Portugal's main contribution to "world music" is the mournful, black-clad genre known as fado. At its best, fado is one of those profound musical expressions that seem to plumb the depths of human emotion; at its worst, it is like being force-fed a diet of Mariah Carey. You really have to be in the right mood.
The appropriate mood is saudade, one of those defiantly untranslatable words that define a culture, but loosely defined as
A deep emotional state of nostalgic or profound melancholic longing for an absent something or someone that one loves. Moreover, it often carries a repressed knowledge that the object of longing might never return. A stronger form of saudade might be felt towards people and things whose whereabouts are unknown, such as a lost lover, or a family member who has gone missing, moved away, separated, or died. (Wikipedia)The definitive possessor of saudade and singer of fado is generally said to be the wife of a Portuguese sailor, long absent at sea, and possibly sleeping with the fishes (the husband, that is, not the wife).
One of our hosts' friends in Lisbon was a photographer and academic, who was a fado aficionado. He recommended to us a late-night joint where the Real Thing would be performed, as opposed to the touristic simulacrum. But, after a few days of incessant and inescapable fado muzak wherever we went, the profound melancholic longing I was feeling was, simply, not to have to hear any more soulful wailing, however authentic, and we didn't go; something I now regret. Maybe next time.
Crows, obviously, love fado.
As it happens, I did have a moment of saudade myself in Lisbon. We were walking through the steep, cobbled streets of the Alfama district, when I heard a familiar tune drifting from a doorway. I stopped to listen, and let the others wander on; they're very used to my stop-start progress. It was a fado-ized version of "Case of You" by Joni Mitchell.* Now, that song will floor me at the best of times, but leaning there in the deep shadow of a doorway on a street of a foreign capital, watching the world drift by in the sunshine, it transfixed me. As I listened, I became acutely aware of the forty-plus years that had passed since I first ventured into Europe and since I first heard the album Blue (the two are closely linked in my mind) and recalled all the sadnesses and losses along the way; I also thought of Joni Mitchell's recent brush with death, and the Ten Thousand Things you think of in such wistful moments. Above all, I longed to be twenty again.

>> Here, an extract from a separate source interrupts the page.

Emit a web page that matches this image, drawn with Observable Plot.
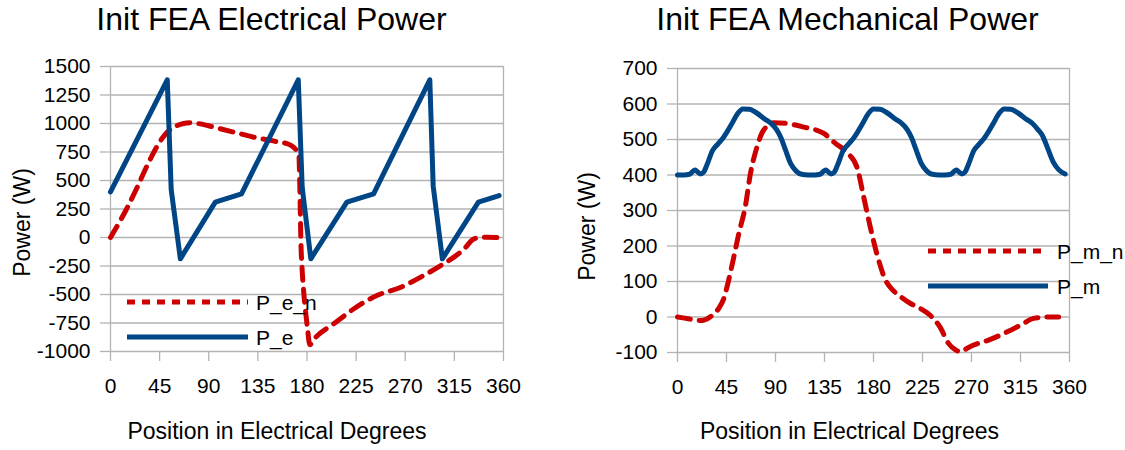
<!DOCTYPE html>
<html><head><meta charset="utf-8">
<script src="https://cdn.jsdelivr.net/npm/d3@7"></script>
<script src="https://cdn.jsdelivr.net/npm/@observablehq/plot@0.6"></script>
<style>
body{margin:0;background:#fff}
#wrap{display:flex;width:1125px;height:450px;overflow:hidden}
</style>
</head><body><div id="wrap"></div>
<script>
const FONT = "Liberation Sans, Arial, Helvetica, sans-serif";
const RED = "#cc0000", BLUE = "#004586", GRID = "#b3b3b3";

// ---- tick labels ----
const xTicks = [0, 45, 90, 135, 180, 225, 270, 315, 360];
const yTicksE = [-1000, -750, -500, -250, 0, 250, 500, 750, 1000, 1250, 1500];
const yTicksM = [-100, 0, 100, 200, 300, 400, 500, 600, 700];

// ---- Electrical chart series ----
const peDeg = [0, 52, 55.6, 64, 96, 120, 172, 175.6, 183.5, 216.5, 241, 292.5, 295.6, 304, 337, 356];
const peVal = [400, 1383, 420, -187, 310, 383, 1383, 440, -187, 310, 383, 1383, 450, -187, 310, 368];

const penDeg = [0, 7, 14, 24.5, 35, 47, 55, 61, 67, 73, 80, 89, 100, 113, 124, 134, 144, 155, 162, 166.5, 170, 172.5, 173.5, 174.4, 175.6, 177, 178.6, 180.5, 182.5, 188, 204.5, 223, 244, 266, 287, 305, 315, 324, 333, 340, 345, 354];
const penVal = [0, 115, 237, 441, 660, 866, 950, 982, 1000, 1006, 1000, 982, 955, 924, 898, 874, 857, 835, 822, 800, 770, 737, 410, -30, -290, -480, -640, -800, -940, -875, -757, -625, -509, -436, -333, -231, -170, -99, -11, 0, 3, 0];

// ---- Mechanical chart series ----
const pmDeg = [0, 6, 11, 14, 16, 18, 21, 24, 27, 32, 37, 42, 50, 55, 60, 66, 72, 80, 86, 91, 95, 99, 104, 109, 114, 120, 126, 131, 134, 136, 138, 141, 144, 147, 152, 157, 162, 170, 175, 180, 186, 192, 200, 206, 211, 215, 219, 224, 229, 234, 240, 246, 251, 254, 256, 258, 261, 264, 267, 272, 277, 282, 290, 295, 300, 306, 312, 320, 326, 331, 335, 340, 345, 350, 356];
const pmVal = [400, 400, 402, 410, 414, 410, 403, 408, 428, 468, 487, 505, 545, 572, 586, 585, 576, 558, 545, 528, 505, 472, 432, 411, 402, 400, 400, 402, 410, 414, 410, 403, 408, 428, 468, 487, 505, 545, 572, 586, 585, 576, 558, 545, 528, 505, 472, 432, 411, 402, 400, 400, 402, 410, 414, 410, 403, 408, 428, 468, 487, 505, 545, 572, 586, 585, 576, 558, 545, 528, 512, 475, 437, 415, 403];

const pmnDeg = [0, 10, 20, 24, 32, 38, 42.5, 47, 51.7, 56.3, 62.2, 67, 73, 79, 88.4, 100.7, 116, 134.4, 145, 155.8, 165, 171, 177, 183, 191, 198, 205, 214, 223, 232, 241, 249, 255, 260, 266, 272, 284, 300, 315, 327, 340, 350];
const pmnVal = [0, -5, -10, -9, 5, 25, 52, 104, 169, 235, 310, 404, 479, 526, 547, 545, 535, 517, 489, 463, 420, 338, 254, 179, 104, 75, 57, 38, 24, 5, -28, -75, -92, -98, -88, -79, -67, -46, -23, -4, 0, 0];

const toRows = (xs, ys) => xs.map((x, i) => ({x, y: ys[i]}));
const plain = d => String(d);

function legendMark(items) {
  return () => {
    const g = d3.create("svg:g");
    for (const it of items) {
      g.append("line")
        .attr("x1", it.x1).attr("x2", it.x2).attr("y1", it.y).attr("y2", it.y)
        .attr("stroke", it.color).attr("stroke-width", 5)
        .attr("stroke-dasharray", it.dash || null);
      g.append("text")
        .attr("x", it.tx).attr("y", it.y).attr("dy", "0.36em")
        .attr("text-anchor", "start")
        .attr("font-size", 21).attr("font-family", FONT).attr("fill", "#000")
        .text(it.label);
    }
    return g.node();
  };
}

function chart(c) {
  return Plot.plot({
    width: c.width, height: 450,
    marginLeft: c.ml, marginRight: c.mr, marginTop: c.mt, marginBottom: c.mb,
    x: {domain: [0, 360]},
    y: {domain: c.yDomain},
    style: {fontFamily: FONT, fontSize: "21px", color: "#000", background: "#fff", overflow: "visible"},
    marks: [
      Plot.ruleY(c.yTicks, {stroke: GRID, strokeWidth: 1.3}),
      Plot.ruleX([0, 360], {stroke: GRID, strokeWidth: 1.3}),
      Plot.axisY(c.yTicks, {tickSize: 10, tickPadding: 10, stroke: GRID, strokeWidth: 1.3, fill: "#000", fontSize: 21, fontFamily: FONT, label: null, tickFormat: plain}),
      Plot.axisX(xTicks, {tickSize: 10, tickPadding: 17, stroke: GRID, strokeWidth: 1.3, fill: "#000", fontSize: 21, fontFamily: FONT, label: null, tickFormat: plain}),
      Plot.line(c.dashed, {x: "x", y: "y", stroke: RED, strokeWidth: 5, strokeDasharray: "13,9", curve: "monotone-x"}),
      Plot.line(c.solid, {x: "x", y: "y", stroke: BLUE, strokeWidth: 5, strokeLinejoin: "round", curve: c.solidCurve}),
      Plot.text([c.title], {frameAnchor: "top", lineAnchor: "middle", textAnchor: "middle", dx: c.tdx, dy: c.tdy, fontSize: 32, fill: "#000"}),
      Plot.text(["Position in Electrical Degrees"], {frameAnchor: "bottom", lineAnchor: "middle", textAnchor: "middle", dx: c.xdx, dy: c.xdy, fontSize: 23, fill: "#000"}),
      Plot.text(["Power (W)"], {frameAnchor: "left", lineAnchor: "middle", textAnchor: "middle", rotate: -90, dx: c.ydx, dy: c.ydy, fontSize: 23, fill: "#000"}),
      legendMark(c.legend)
    ]
  });
}

const left = chart({
  width: 562, ml: 110, mr: 59, mt: 66, mb: 99,
  yDomain: [-1000, 1500], yTicks: yTicksE,
  dashed: toRows(penDeg, penVal), solid: toRows(peDeg, peVal), solidCurve: "linear",
  title: "Init FEA Electrical Power", tdx: -35.5, tdy: -47,
  xdx: -30, xdy: 80, ydx: -87.5, ydy: 13.5,
  legend: [
    {x1: 127, x2: 248, y: 302, tx: 256, color: RED, dash: "8,7", label: "P_e_n"},
    {x1: 127, x2: 248, y: 337, tx: 256, color: BLUE, label: "P_e"}
  ]
});

const right = chart({
  width: 563, ml: 115, mr: 56, mt: 68, mb: 98,
  yDomain: [-100, 700], yTicks: yTicksM,
  dashed: toRows(pmnDeg, pmnVal), solid: toRows(pmDeg, pmVal), solidCurve: "monotone-x",
  title: "Init FEA Mechanical Power", tdx: -26, tdy: -49,
  xdx: -24, xdy: 79, ydx: -89.5, ydy: 16,
  legend: [
    {x1: 366, x2: 486, y: 251, tx: 495, color: RED, dash: "8,7", label: "P_m_n"},
    {x1: 366, x2: 486, y: 286, tx: 495, color: BLUE, label: "P_m"}
  ]
});

document.getElementById("wrap").append(left, right);
</script>
</body></html>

Then the song finished and faded out, the street noise faded back up, and I felt somehow renewed, and -- to my surprise -- intensely happy. Mainly, I realised, I was very happy not to be twenty again. Very happy indeed. Much as I'd enjoyed a brief excursion into a deep blue "emotional state of nostalgic or profound melancholic longing for an absent something or someone", it was good to be back. Now, where'd everybody go?
* Almost certainly this version by Ana Moura.